Of course, the speculators and their apologists and protectors in the media don't wish to hear this, nor do they appreciate the daylight cast upon their activities. In the last week alone, I coiunted no less than eight counter-attacks (in The Economist, The Wall Street Journal and The Financial Times) against those who sought to make speculators "scape goats". Much umbrage was taken and editorial bile spilled, but I saw little to convince me the speculators were the "angels" depicted: the "guardians" charged with controlling things in the futures markets for the public good. To which I say, 'Bah', 'Codswallop!' and 'Humbug!"

Commodities traders, like currency speculators (who drove to Thai baht down causing the Asian crisis in 1998) are a mixture of casino gambler and bipedal predatory cockroach. They don't give two squats about anything or anyone except their bottom line! Indeed, these freaks are piling into the commodities racket precisely because the stock market (their usual casino outlet) is tanking, and they can't make enough on their investments.

To the apologists for the precious little speculators and "traders", I ask you to examine this article ('Oil Above $140 on Libya Threat to Cut Output') which appeared in The Financial Times of June 27th (p. 22). The article led off:

"Oil prices rose above $140 a barrel for the first time yesterday as Libya threatened to cut its oil production and Opec's president warned that priuces could surge to $150-170 this summer"

Then two pragraphs lower (caps are my emphasis):

"TRADERS TOOK THE WARNINGS AS A GREEN LIGHT FOR BUYING AND PUSHED OIL TO A HIGH OF $140.05 a BARREL"

Note, the artricle said TRADERS (e.g. speculators) pushed oil to that high! Not oil companies, not space aliens ....not the supply and demand market, but SPECULATORS in the futures market.

This is an important point, since the speculator apologists always begin their counter rants (and insulting the intelligence of the commodities "commoners") by pointing ot that NO actual physical supplies are being diminished, moved or affected by the traders. But no one said they were!

Much like Enron's shell game in energy trading in 2000, wherein no real kilowatts were generated and moved. Rather kilowatts were shifted on paper and increased costs put on as the transactions crossed particular state lines (say from AZ to CA). In the same way, future costs of future oil are bid upon on PAPER by speculators, and these amount to something similar to an auction bid. The difference is that in the hidden commodity-energy auction, unlike an actual auction for a real barrel of oil at say, Sotheby's- every manjack pays the final bid!

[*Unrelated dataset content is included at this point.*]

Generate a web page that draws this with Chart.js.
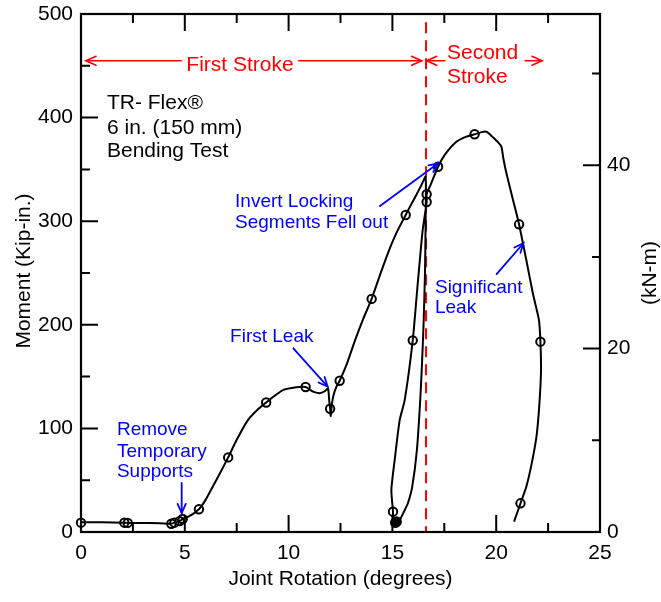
<!DOCTYPE html>
<html><head><meta charset="utf-8">
<script src="https://cdn.jsdelivr.net/npm/chart.js@4.4.0/dist/chart.umd.min.js"></script>
<style>html,body{margin:0;padding:0;background:#fff;}canvas{display:block;}</style>
</head><body>
<canvas id="c" width="661" height="602"></canvas>
<script>
// ---- data ----
const rotation = [0,1.0,2.09,2.25,3.0,3.8,4.35,4.55,4.8,4.87,5.2,5.68,6.0,6.35,6.7,7.09,7.5,8.04,8.5,8.92,9.3,9.73,10.37,10.82,11.05,11.25,11.5,11.75,11.9,11.96,12.0,12.03,12.08,12.15,12.3,12.46,12.8,13.2,13.6,14.0,14.4,14.8,15.2,15.64,15.9,16.17,16.4,16.6,
  16.6,16.57,16.5,16.42,16.34,16.18,15.95,15.75,15.59,15.35,15.14,
  15.03,15.03,14.95,15.11,15.35,15.59,15.98,16.2,16.45,16.65,16.65,16.84,17.2,
  17.52,18.08,18.56,18.96,19.3,19.53,19.69,19.9,20.1,20.25,20.35,20.49,20.81,21.1,21.45,21.77,22.06,22.13,22.16,22.13,22.05,21.94,21.7,21.45,21.17,20.86];
const moment = [9.5,9.3,9,8.8,8.6,8.5,8,9.5,11,12.5,15,22,31,44,57,72,89,108,118,125,131,137,139.7,140,137,135,134,136,138.5,126,119,112,122,131,140,146,162,185,206,225,248,270,289,306,316,326,335,343,
  300,250,200,160,127,79,43,28,21,11.6,9,
  14,19.6,40.5,69.5,108,127,185,235,290,318.5,326,335,352.6,
  364,376.7,381.6,383.9,386,386.4,384,380,376,372,360,346.5,320.5,297,262.5,230,204.6,183.7,160,140,115,92,65,43.7,27.7,10];
const markerRotation = [0,2.09,2.25,4.35,4.5,4.75,4.9,5.68,7.09,8.92,10.82,12.0,12.46,14.0,15.64,16.65,16.65,15.98,15.03,17.2,18.96,21.1,22.13,21.17];
const markerMoment   = [9,9,8.8,8,9,10.5,12.5,22,72,125,140,119,146,225,306,326,318.5,185,19.6,352.6,383.9,297,183.7,27.7];
const filledRotation = [15.14,15.2];
const filledMoment   = [9,10];
const xTicks = [0,5,10,15,20,25];
const yTicks = [0,100,200,300,400,500];
const kNmTicks = [0,20,40];
const KIPIN_PER_KNM = 8.851;
const strokeBoundary = 16.62;

const FONT = '"Liberation Sans", Arial, sans-serif';

// annotation anchors in data units
const notes = [
  {lines:['TR- Flex\u00AE','6 in. (150 mm)','Bending Test'], x:1.25, y:[408.3,384.2,362], color:'#000', size:21},
  {lines:['Remove','Temporary','Supports'], x:1.73, y:[93.6,72.7,52.8], color:'#0000ff', size:19},
  {lines:['First Leak'], x:7.18, y:[183.7], color:'#0000ff', size:19},
  {lines:['Invert Locking','Segments Fell out'], x:7.42, y:[313.4,293.7], color:'#0000ff', size:19},
  {lines:['Significant','Leak'], x:17.05, y:[231,211.1], color:'#0000ff', size:19},
  {lines:['Second','Stroke'], x:17.63, y:[456.3,433.1], color:'#ff0000', size:21}
];
const blueArrows = [
  [4.85,47.3,4.85,18.3],
  [10.23,177.3,11.88,140.4],
  [14.40,314.7,17.21,355.9],
  [20.02,249,21.31,278.7]
];

function arrow(ctx,x1,y1,x2,y2,color,lw,head){
  ctx.save();
  ctx.strokeStyle=color; ctx.lineWidth=lw; ctx.setLineDash([]);
  ctx.lineCap='round';
  ctx.beginPath(); ctx.moveTo(x1,y1); ctx.lineTo(x2,y2); ctx.stroke();
  const a=Math.atan2(y2-y1,x2-x1), s=0.42;
  ctx.beginPath();
  ctx.moveTo(x2-head*Math.cos(a-s), y2-head*Math.sin(a-s));
  ctx.lineTo(x2,y2);
  ctx.lineTo(x2-head*Math.cos(a+s), y2-head*Math.sin(a+s));
  ctx.stroke();
  ctx.restore();
}

const annot = {
  id:'annot',
  beforeDatasetsDraw(chart){
    const {ctx, scales:{x,y}} = chart;
    ctx.save();
    ctx.strokeStyle='#ff0000'; ctx.lineWidth=2; ctx.setLineDash([11,7]);
    ctx.beginPath();
    const px = x.getPixelForValue(strokeBoundary);
    ctx.moveTo(px, y.getPixelForValue(492));
    ctx.lineTo(px, y.getPixelForValue(0));
    ctx.stroke();
    ctx.restore();
  },
  afterDraw(chart){
    const {ctx, chartArea:a, scales:{x,y,y2}} = chart;
    ctx.save();
    // ticks (inward)
    ctx.strokeStyle='#000'; ctx.lineWidth=2;
    ctx.beginPath();
    for(let v=2.5; v<25; v+=2.5){
      const L = (Math.abs(v%5)<1e-6)?17:9;
      const p = x.getPixelForValue(v);
      ctx.moveTo(p,a.bottom); ctx.lineTo(p,a.bottom-L);
      ctx.moveTo(p,a.top); ctx.lineTo(p,a.top+L);
    }
    for(let v=50; v<500; v+=50){
      const L = (v%100===0)?17:9;
      const p = y.getPixelForValue(v);
      ctx.moveTo(a.left,p); ctx.lineTo(a.left+L,p);
    }
    for(let v=10; v<=50; v+=10){
      const L = (v%20===0)?17:8;
      const p = y2.getPixelForValue(v);
      ctx.moveTo(a.right,p); ctx.lineTo(a.right-L,p);
    }
    ctx.stroke();
    // frame
    ctx.lineWidth=2.2;
    ctx.strokeRect(a.left,a.top,a.right-a.left,a.bottom-a.top);

    // axis titles
    ctx.fillStyle='#000';
    ctx.font='21px '+FONT;
    ctx.textAlign='center'; ctx.textBaseline='alphabetic';
    ctx.fillText('Joint Rotation (degrees)', (a.left+a.right)/2, 585);
    ctx.save(); ctx.translate(30,(a.top+a.bottom)/2-2); ctx.rotate(-Math.PI/2);
    ctx.fillText('Moment (Kip-in.)',0,0); ctx.restore();
    ctx.save(); ctx.translate(656,(a.top+a.bottom)/2); ctx.rotate(-Math.PI/2);
    ctx.fillText('(kN-m)',0,0); ctx.restore();

    // text notes
    ctx.textAlign='left';
    notes.forEach(n=>{
      ctx.fillStyle=n.color; ctx.font=n.size+'px '+FONT;
      n.lines.forEach((t,i)=>ctx.fillText(t, x.getPixelForValue(n.x), y.getPixelForValue(n.y[i])));
    });

    // First stroke arrow with text
    ctx.font='21px '+FONT; ctx.fillStyle='#ff0000'; ctx.textAlign='center';
    const fy = y.getPixelForValue(454.9);
    const cx = x.getPixelForValue(7.66);
    ctx.fillText('First Stroke', cx, y.getPixelForValue(445.3));
    const w = ctx.measureText('First Stroke').width;
    arrow(ctx, cx-w/2-5, fy, x.getPixelForValue(0.24), fy, '#ff0000', 1.6, 11);
    arrow(ctx, cx+w/2+5, fy, x.getPixelForValue(16.41), fy, '#ff0000', 1.6, 11);
    arrow(ctx, x.getPixelForValue(17.53), fy, x.getPixelForValue(16.65), fy, '#ff0000', 1.6, 11);
    arrow(ctx, x.getPixelForValue(21.39), fy, x.getPixelForValue(22.21), fy, '#ff0000', 1.6, 11);

    blueArrows.forEach(b=>arrow(ctx, x.getPixelForValue(b[0]), y.getPixelForValue(b[1]), x.getPixelForValue(b[2]), y.getPixelForValue(b[3]), '#0000ff', 1.8, 10));
    ctx.restore();
  }
};

function zeroPad(s){ s.paddingTop=0; s.paddingBottom=0; s.paddingLeft=0; s.paddingRight=0; }
const tickFont = {family:FONT, size:21};
new Chart(document.getElementById('c'), {
  type:'scatter',
  data:{datasets:[
    {label:'filled', data:filledRotation.map((v,i)=>({x:v,y:filledMoment[i]})), showLine:false, pointRadius:4.6, pointBorderWidth:1.5, borderColor:'#000', backgroundColor:'#000', clip:false},
    {label:'markers', data:markerRotation.map((v,i)=>({x:v,y:markerMoment[i]})), showLine:false, pointRadius:4.2, pointBorderWidth:2, borderColor:'#000', backgroundColor:'rgba(255,255,255,0)', clip:false},
    {label:'curve', data:rotation.map((v,i)=>({x:v,y:moment[i]})), showLine:true, pointRadius:0, borderColor:'#000', borderWidth:2, tension:0.2, clip:false}
  ]},
  options:{
    responsive:false, animation:false, devicePixelRatio:1,
    layout:{padding:{top:14,left:0,right:0,bottom:0}},
    plugins:{legend:{display:false}, tooltip:{enabled:false}},
    scales:{
      x:{type:'linear', position:'bottom', min:0, max:25,
        afterFit:s=>{s.height=70; zeroPad(s);},
        afterBuildTicks:s=>{s.ticks=xTicks.map(v=>({value:v}));},
        grid:{display:false, drawTicks:false}, border:{display:false},
        ticks:{font:tickFont, color:'#000', padding:9, autoSkip:false, maxRotation:0}},
      y:{type:'linear', position:'left', min:0, max:500,
        afterFit:s=>{s.width=81; zeroPad(s);},
        afterBuildTicks:s=>{s.ticks=yTicks.map(v=>({value:v}));},
        grid:{display:false, drawTicks:false}, border:{display:false},
        ticks:{font:tickFont, color:'#000', padding:8, autoSkip:false}},
      y2:{type:'linear', position:'right', min:0, max:500/KIPIN_PER_KNM,
        afterFit:s=>{s.width=61; zeroPad(s);},
        afterBuildTicks:s=>{s.ticks=kNmTicks.map(v=>({value:v}));},
        grid:{display:false, drawTicks:false}, border:{display:false},
        ticks:{font:tickFont, color:'#000', padding:7, autoSkip:false}}
    }
  },
  plugins:[annot]
});
</script>
</body></html>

So imagine this room, where dozens of speculators ("traders") are bidding on a future amount of oil. The bidding begins maybe at today's market price, say $139. Then some guy yells out: "I bid $140"! And another bozo in the back yells: "I bid $142!" And it finally ends when some clown in an Armani custom-made pinstripe suit bids "$144".

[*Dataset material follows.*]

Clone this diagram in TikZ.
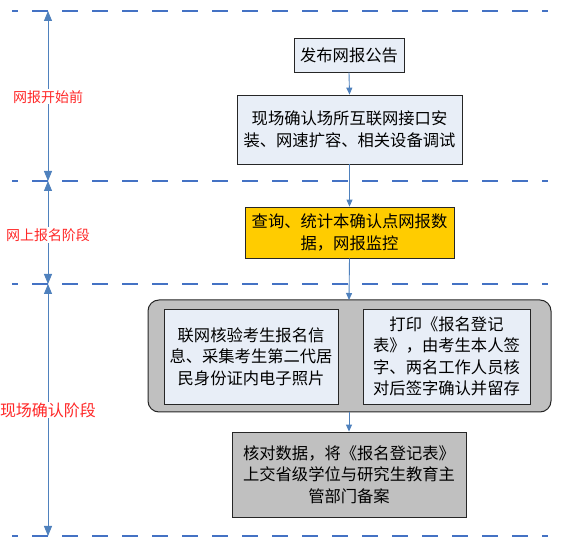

Does he purchase it? Well, only in a hyperbolic way. You see, rather than paying the full price as a real bidder must, say at Sotheby's, the oil trader has margin requirements in oil futures that are often as low as 5%. This means he need only put up 5% of the total cost of the amount bidded on! Would that all auction bidders everywhere had such a grand deal! Problem is when that oil trader leaves the "auction" room (often thousands of miles away in London at the ICE Futures Europe HQ) all of us non-participants get stuck paying his last bid price wherever we live on the planet!

At the very least, to correct this abomination, the "London loophole" needs to be closed and the same standards for margin requirements applied in NY as across the pond in London. This way, cowboy commodities traders cannot continue to wreak havoc on all of us. An excellent prescription is one now proposed by Rep. John Dingell (D, MI) forcing oil speculators to put up collateral of at least 50% of the value of the energy futures in which they trade. Heck, I'd even make it more: say 80%.

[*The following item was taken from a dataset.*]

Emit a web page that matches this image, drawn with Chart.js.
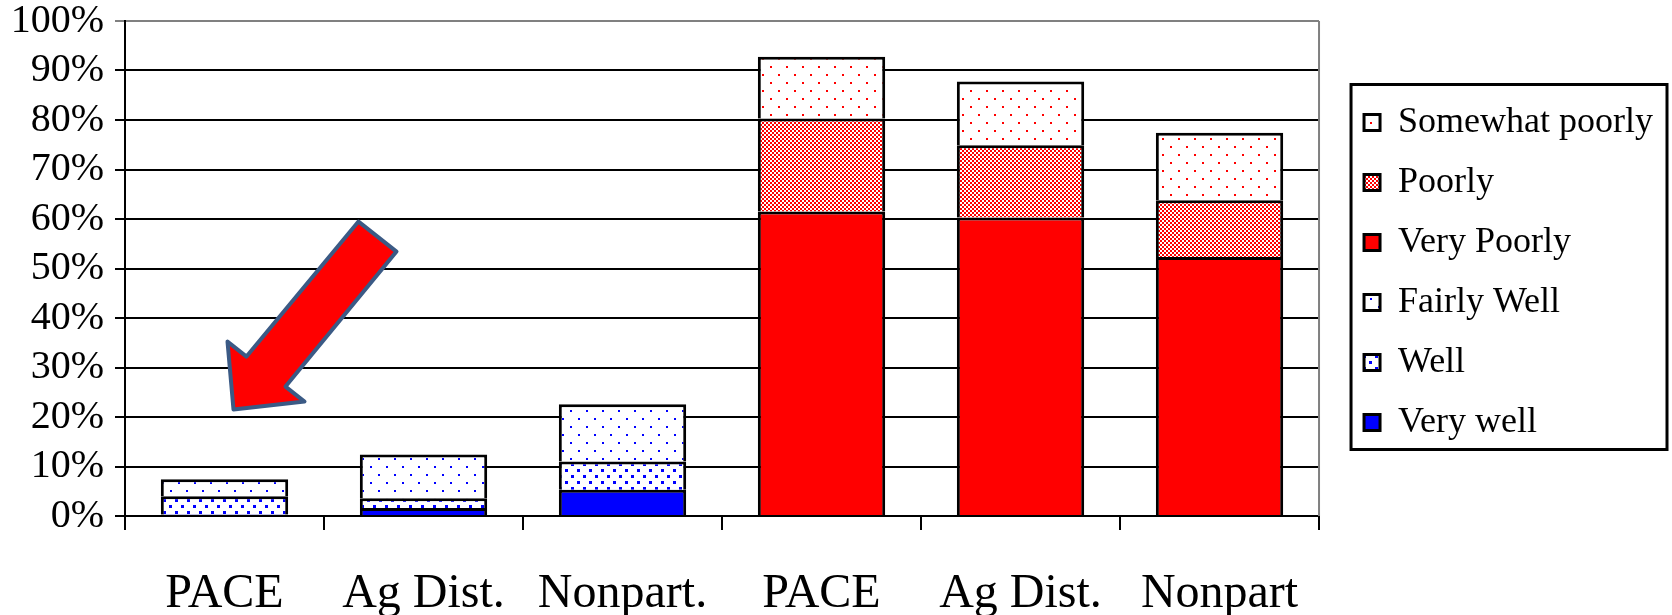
<!DOCTYPE html>
<html>
<head>
<meta charset="utf-8">
<script src="https://cdn.jsdelivr.net/npm/chart.js@4.4.0/dist/chart.umd.min.js"></script>
<style>
    html, body { margin: 0; padding: 0; background: #fff; }
</style>
</head>
<body>
<canvas id="ratingChart" width="1672" height="615"></canvas>
<script>
// categories and stacked series (percent of respondents)
const categories = ['PACE', 'Ag Dist.', 'Nonpart.', 'PACE', 'Ag Dist.', 'Nonpart'];
const veryWell = [0.3, 1.6, 5.3, null, null, null];
const well = [3.7, 2.0, 5.7, null, null, null];
const fairlyWell = [3.4, 8.8, 11.6, null, null, null];
const veryPoorly = [null, null, null, 61.5, 60.3, 52.3];
const poorly = [null, null, null, 18.8, 14.6, 11.5];
const somewhatPoorly = [null, null, null, 12.5, 12.9, 13.6];
const yTicks = [0, 10, 20, 30, 40, 50, 60, 70, 80, 90, 100];

const LEGEND_FONT = 36;
const LEGEND_PAD = 24;

Chart.defaults.font.family = "'Liberation Serif', 'Times New Roman', serif";
Chart.defaults.color = '#000';

const canvas = document.getElementById('ratingChart');
const ctx = canvas.getContext('2d');

// small repeating fills like the old office patterns
function tilePattern(color, tile, dot, points) {
    const c = document.createElement('canvas');
    c.width = tile;
    c.height = tile;
    const g = c.getContext('2d');
    g.fillStyle = '#fff';
    g.fillRect(0, 0, tile, tile);
    g.fillStyle = color;
    points.forEach(p => g.fillRect(p[0], p[1], dot, dot));
    return ctx.createPattern(c, 'repeat');
}

const sparseRed = tilePattern('#ff0000', 16, 2, [[2, 2], [10, 10]]);
const checkRed = tilePattern('#ff0000', 4, 2, [[0, 0], [2, 2]]);
const sparseBlue = tilePattern('#0000ff', 16, 2, [[2, 2], [10, 10]]);
const denseBlue = tilePattern('#0000ff', 12, 3, [[1, 1], [7, 7]]);

function series(label, data, fill) {
    return {
        label: label,
        data: data,
        backgroundColor: fill,
        borderColor: '#000',
        borderWidth: 3,
        categoryPercentage: 0.64,
        barPercentage: 1.0
    };
}

// push the legend a bit away from the plot, like the original
const legendNudge = {
    id: 'legendNudge',
    afterLayout(chart) {
        const lg = chart.legend;
        if (!lg) return;
        lg.left += 21;
        lg.right += 21;
        lg.top += 4;
        lg.bottom += 4;
    }
};

// legend frame and plot right border
const frames = {
    id: 'frames',
    afterDraw(chart) {
        const c = chart.ctx;
        const area = chart.chartArea;
        c.save();
        c.strokeStyle = '#808080';
        c.lineWidth = 2;
        c.beginPath();
        c.moveTo(area.right, area.top);
        c.lineTo(area.right, area.bottom);
        c.stroke();

        const lg = chart.legend;
        const n = lg.legendItems.length;
        const colH = n * (LEGEND_FONT + LEGEND_PAD);
        const itemsTop = (lg.top + LEGEND_PAD + lg.bottom - colH) / 2;
        const left = lg.left + LEGEND_PAD - 13;
        const top = itemsTop - 20;
        const bottom = itemsTop + colH - 15;
        c.strokeStyle = '#000';
        c.lineWidth = 3;
        c.strokeRect(left, top, chart.width - 5 - left, bottom - top);
        c.restore();
    }
};

// the red call-out arrow pointing at the first PACE bar
const arrowShape = [[125, -188], [163, -158], [52, -23], [71, -8], [0, 0], [-6, -68], [13, -53]];
const callout = {
    id: 'callout',
    afterDraw(chart) {
        const x = chart.scales.x;
        const y = chart.scales.y;
        const tipX = x.getPixelForValue(0) + 9;
        const tipY = y.getPixelForValue(21.5);
        const c = chart.ctx;
        c.save();
        c.beginPath();
        arrowShape.forEach((p, i) => {
            if (i === 0) c.moveTo(tipX + p[0], tipY + p[1]);
            else c.lineTo(tipX + p[0], tipY + p[1]);
        });
        c.closePath();
        c.fillStyle = '#ff0000';
        c.fill();
        c.lineJoin = 'round';
        c.lineWidth = 4;
        c.strokeStyle = '#3b5a85';
        c.stroke();
        c.restore();
    }
};

new Chart(ctx, {
    type: 'bar',
    data: {
        labels: categories,
        datasets: [
            series('Very well', veryWell, '#0000ff'),
            series('Well', well, denseBlue),
            series('Fairly Well', fairlyWell, sparseBlue),
            series('Very Poorly', veryPoorly, '#ff0000'),
            series('Poorly', poorly, checkRed),
            series('Somewhat poorly', somewhatPoorly, sparseRed)
        ]
    },
    options: {
        responsive: false,
        animation: false,
        layout: {
            padding: { top: 21, right: 30, bottom: 0, left: 0 }
        },
        plugins: {
            tooltip: { enabled: false },
            legend: {
                position: 'right',
                fullSize: false,
                reverse: true,
                labels: {
                    boxWidth: 16,
                    boxHeight: 16,
                    padding: LEGEND_PAD,
                    color: '#000',
                    font: { size: LEGEND_FONT }
                }
            }
        },
        scales: {
            x: {
                stacked: true,
                afterFit: function (scale) { scale.height = 99; },
                grid: {
                    drawOnChartArea: false,
                    drawTicks: true,
                    tickLength: 14,
                    color: '#000',
                    lineWidth: 2
                },
                border: { display: true, color: '#000', width: 2 },
                ticks: {
                    autoSkip: false,
                    maxRotation: 0,
                    padding: 36,
                    color: '#000',
                    font: { size: 48 }
                }
            },
            y: {
                stacked: true,
                min: 0,
                max: 100,
                afterFit: function (scale) {
                    scale.width = 125;
                    scale.paddingTop = 0;
                    scale.paddingBottom = 0;
                },
                afterBuildTicks: function (scale) {
                    scale.ticks = yTicks.map(v => ({ value: v }));
                },
                grid: {
                    tickLength: 10,
                    lineWidth: 2,
                    color: c => (c.tick && c.tick.value === 100 ? '#808080' : '#000')
                },
                border: { display: true, color: '#000', width: 2 },
                ticks: {
                    autoSkip: false,
                    padding: 11,
                    color: '#000',
                    font: { size: 40 },
                    callback: v => v + '%'
                }
            }
        }
    },
    plugins: [legendNudge, frames, callout]
});
</script>
</body>
</html>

Doing this simple step, as Fadel Ghelt - managing director at Oppenheimer & Co. has noted - could bring prices down to $45 to $60 a barrel. ('Oil Speculation Draws Scrutiny' in The Wall Street Journal, June 24, p. A3) . This translates to $2.25 to $2.50 a gallon for gas.

It is high time that the high priests of the Commodities Futures Trading Commission (CFTC)crack down on the casino operator oil traders and their ilk. It is bad enough that a tanking dollar (because of pusillanimous Fed policies and fear of increasing interest rates in an election year)is causing fuel spikes, but at least we can tame the speculative excesses.

These whackos cannot be allowed to play fast and loose with our economic lives.